Following the novel’s multi-layered, fractured nature, the film begins in 1949, with the utterly bereft Bendrix at his typewriter, trying to understand what went wrong. “This is a diary of hate,” Bendrix states in his first-person narration. What ensues is a subtle, extremely moving chronicle of the end of Bendrix’s affair with Sarah, jumping back and forth between the summer of 1939, when they first met, to Sarah’s sudden death, seven years later.

On a rainy night in 1946, two years after the affair ended, Bendrix has a chance encounter with Henry. The depressed husband confides in Bendrix his suspicion that Sarah is having an extramarital affair. Bendrix’s obsession with Sarah is rekindled and, succumbing to his jealousy, he arranges to have her followed by detective Parkis (Ian Hart) and his apprentice son, Lance (Samuel Bould).

Haunted by passionate memories of their affair, which form the bulk of the movie, Bendrix renters Sarah’s life, confronting once more the all-consuming love they had for each other. Soon, the loyal husband and jealous lover form a most peculiar and intimate bond, contributing to what’s one of the most sophisticated and mature triangles ever put on screen, including such landmark French variations of amour fou as Truffaut’s Jules et Jim and The Woman Next Door, among others.

In his adaptation, Jordan has omitted a number of characters, such as Sarah’s mother (depicted as a maudlin grifter), created new episodes, such as the lovers’ blissful trip to Brighton, and transposed attributes from one character to another: In the novel, the detective’s son suffers from stomach pains, and it’s Father Smythe’s face that’s blemished. With meticulous attention to detail, Jordan depicts cocktail-party chitchats and fumbling man-to-man conversations. In a truly Hitchcockian manner, he implicates the audiences in a voyeuristic position as they listen to not-to-be-heard muttering and not-to-be seen steamy sex between lovers.

What’s extremely gratifying about the film is that Bendrix the narrator is involved in telling his story as he experiences it. Eschewing conventional techniques, Bendrix follows the track of his feelings and unravels a mystery through his subjective recollections as well as reading excerpts from Sarah’s journal, found by detective Parks. Using the journal as a device allows Jordan to give Sarah’s her own voice and to present the events from her singular P.O.V. As Bendrix experiences a traumatic crisis, Sarah undergoes a dramatic transformation from a stereotypically unfulfilled housewife to a holy person with healing powers.

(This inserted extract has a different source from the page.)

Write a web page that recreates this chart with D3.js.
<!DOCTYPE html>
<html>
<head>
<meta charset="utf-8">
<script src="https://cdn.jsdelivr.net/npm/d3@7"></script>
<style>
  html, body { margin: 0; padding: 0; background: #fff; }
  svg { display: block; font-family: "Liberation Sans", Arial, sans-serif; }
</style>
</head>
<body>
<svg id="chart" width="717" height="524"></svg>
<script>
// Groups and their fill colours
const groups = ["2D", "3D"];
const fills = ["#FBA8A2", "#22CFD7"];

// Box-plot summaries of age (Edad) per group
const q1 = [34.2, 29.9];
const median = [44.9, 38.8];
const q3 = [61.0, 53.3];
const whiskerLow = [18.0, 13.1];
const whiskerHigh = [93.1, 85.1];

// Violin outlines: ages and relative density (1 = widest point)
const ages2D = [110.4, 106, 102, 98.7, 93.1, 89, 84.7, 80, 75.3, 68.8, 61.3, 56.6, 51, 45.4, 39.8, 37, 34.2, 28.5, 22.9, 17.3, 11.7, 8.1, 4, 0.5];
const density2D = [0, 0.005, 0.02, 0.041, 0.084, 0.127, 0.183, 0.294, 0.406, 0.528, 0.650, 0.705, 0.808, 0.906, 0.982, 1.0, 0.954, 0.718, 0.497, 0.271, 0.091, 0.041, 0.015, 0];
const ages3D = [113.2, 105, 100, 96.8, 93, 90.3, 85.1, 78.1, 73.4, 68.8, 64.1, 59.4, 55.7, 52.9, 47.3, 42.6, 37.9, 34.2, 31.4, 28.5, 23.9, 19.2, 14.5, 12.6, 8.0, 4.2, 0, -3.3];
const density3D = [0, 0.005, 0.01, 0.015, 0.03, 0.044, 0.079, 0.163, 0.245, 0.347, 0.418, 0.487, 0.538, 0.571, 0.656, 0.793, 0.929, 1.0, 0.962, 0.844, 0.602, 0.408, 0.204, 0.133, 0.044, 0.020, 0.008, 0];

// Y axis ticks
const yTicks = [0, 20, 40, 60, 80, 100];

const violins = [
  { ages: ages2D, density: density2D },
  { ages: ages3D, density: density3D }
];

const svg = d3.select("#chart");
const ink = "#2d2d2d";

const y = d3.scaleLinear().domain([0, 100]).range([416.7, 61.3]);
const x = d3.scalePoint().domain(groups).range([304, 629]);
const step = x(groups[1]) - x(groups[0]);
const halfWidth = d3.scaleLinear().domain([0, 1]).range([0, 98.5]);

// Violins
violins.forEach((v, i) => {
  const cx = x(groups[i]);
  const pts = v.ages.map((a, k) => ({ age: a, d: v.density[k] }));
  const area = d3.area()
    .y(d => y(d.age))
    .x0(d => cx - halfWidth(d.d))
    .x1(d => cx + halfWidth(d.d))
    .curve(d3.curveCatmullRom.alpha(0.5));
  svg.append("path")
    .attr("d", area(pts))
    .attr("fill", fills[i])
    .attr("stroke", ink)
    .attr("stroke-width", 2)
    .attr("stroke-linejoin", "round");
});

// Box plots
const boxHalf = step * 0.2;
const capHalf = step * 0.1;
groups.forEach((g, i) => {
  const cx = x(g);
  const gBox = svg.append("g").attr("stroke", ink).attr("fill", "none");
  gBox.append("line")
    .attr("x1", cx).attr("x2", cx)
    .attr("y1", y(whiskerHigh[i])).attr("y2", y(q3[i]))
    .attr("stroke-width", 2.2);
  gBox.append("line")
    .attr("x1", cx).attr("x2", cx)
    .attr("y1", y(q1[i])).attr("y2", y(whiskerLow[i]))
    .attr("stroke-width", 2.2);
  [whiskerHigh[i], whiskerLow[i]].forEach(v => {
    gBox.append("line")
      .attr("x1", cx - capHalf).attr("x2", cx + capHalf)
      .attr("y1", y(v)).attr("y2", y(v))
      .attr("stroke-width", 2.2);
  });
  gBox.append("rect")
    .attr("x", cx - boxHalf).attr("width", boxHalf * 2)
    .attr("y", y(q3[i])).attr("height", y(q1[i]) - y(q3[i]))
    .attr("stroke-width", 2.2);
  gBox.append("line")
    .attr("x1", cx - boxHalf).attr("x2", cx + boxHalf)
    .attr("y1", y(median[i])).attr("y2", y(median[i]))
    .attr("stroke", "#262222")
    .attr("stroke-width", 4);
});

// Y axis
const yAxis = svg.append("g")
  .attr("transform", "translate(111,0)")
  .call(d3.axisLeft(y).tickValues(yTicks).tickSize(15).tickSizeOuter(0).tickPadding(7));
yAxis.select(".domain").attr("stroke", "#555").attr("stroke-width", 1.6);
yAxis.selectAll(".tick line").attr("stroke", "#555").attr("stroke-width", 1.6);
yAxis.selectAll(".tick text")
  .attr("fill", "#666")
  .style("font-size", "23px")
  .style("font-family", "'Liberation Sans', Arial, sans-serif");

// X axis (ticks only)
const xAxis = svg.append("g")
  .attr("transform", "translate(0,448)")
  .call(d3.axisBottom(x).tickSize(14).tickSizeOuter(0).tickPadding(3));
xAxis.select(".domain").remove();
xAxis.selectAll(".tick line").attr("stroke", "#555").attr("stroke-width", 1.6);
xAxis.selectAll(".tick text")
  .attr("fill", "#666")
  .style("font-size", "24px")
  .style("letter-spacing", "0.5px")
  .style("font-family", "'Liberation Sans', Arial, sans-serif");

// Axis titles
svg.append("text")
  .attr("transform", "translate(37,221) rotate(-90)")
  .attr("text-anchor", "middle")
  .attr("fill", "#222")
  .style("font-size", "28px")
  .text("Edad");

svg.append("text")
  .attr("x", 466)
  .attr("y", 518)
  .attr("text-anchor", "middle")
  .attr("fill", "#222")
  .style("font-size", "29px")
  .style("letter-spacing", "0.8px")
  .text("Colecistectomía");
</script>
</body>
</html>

The film’s spiritual message becomes most explicit at the end, when the agnostic and egotistical Bendrix is forced to acknowledge the existence of God and the power of magic.

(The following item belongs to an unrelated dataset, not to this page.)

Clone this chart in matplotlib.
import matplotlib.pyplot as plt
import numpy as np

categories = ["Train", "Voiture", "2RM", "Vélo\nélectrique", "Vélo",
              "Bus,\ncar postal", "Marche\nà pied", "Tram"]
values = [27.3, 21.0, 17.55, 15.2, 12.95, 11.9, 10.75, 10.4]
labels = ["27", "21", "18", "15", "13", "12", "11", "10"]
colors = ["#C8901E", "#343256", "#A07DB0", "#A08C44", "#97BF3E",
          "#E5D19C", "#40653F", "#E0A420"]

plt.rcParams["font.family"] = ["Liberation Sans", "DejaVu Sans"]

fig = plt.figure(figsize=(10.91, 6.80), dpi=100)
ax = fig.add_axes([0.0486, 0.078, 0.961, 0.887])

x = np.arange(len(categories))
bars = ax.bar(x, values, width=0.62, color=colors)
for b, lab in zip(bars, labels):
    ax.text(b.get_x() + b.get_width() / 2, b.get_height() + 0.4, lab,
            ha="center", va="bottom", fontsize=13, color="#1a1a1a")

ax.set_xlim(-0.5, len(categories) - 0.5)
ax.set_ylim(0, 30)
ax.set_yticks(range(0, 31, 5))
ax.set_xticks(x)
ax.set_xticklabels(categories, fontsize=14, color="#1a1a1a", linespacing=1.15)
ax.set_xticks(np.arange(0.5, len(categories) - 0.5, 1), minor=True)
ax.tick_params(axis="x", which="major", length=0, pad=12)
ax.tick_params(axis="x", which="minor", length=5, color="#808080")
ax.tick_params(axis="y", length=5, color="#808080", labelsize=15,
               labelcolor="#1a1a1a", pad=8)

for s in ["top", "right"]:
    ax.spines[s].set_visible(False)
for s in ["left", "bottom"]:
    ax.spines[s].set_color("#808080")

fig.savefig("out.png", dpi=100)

As would be expected from a Jordan film, technical credits are striking, most notably Roger Pratt’s carefully modulated lensing that features the era’s colors, Anthony Pratt’s authentic production design that’s packed with fascinating details, and Sandy Powell’s accurately alluring period costumes.

In what may be his most accomplished screen performance to date, Fiennes shines as the disenchanted, skeptical and hate-ridden novelist, who gropes his way toward faith and deeper comprehension of the meaning of love. As the only American in the cast, Moore also excels in revealing the depths of emotions of a woman who, after her mystical union with God, is blessed with miraculous powers, both physical and spiritual. A regular in Jordan’s films, Rea plays the civil servant in a dignified manner that defies stereotypical cliches in portraying a cuckolded husband. Rest of the ensemble is equally good, especially Hart, as the private eye, and Isaacs, as the Rationalist Father and Sarah’s confidante.

The End of the Affair is arguably the finest screen adaptation of a Graham Greene novel since Carol Reed’s seminal films, The Fallen Idol and The Third Man.

Oscar Alert

Julianne Moore was nominated for the Best Actress Oscar.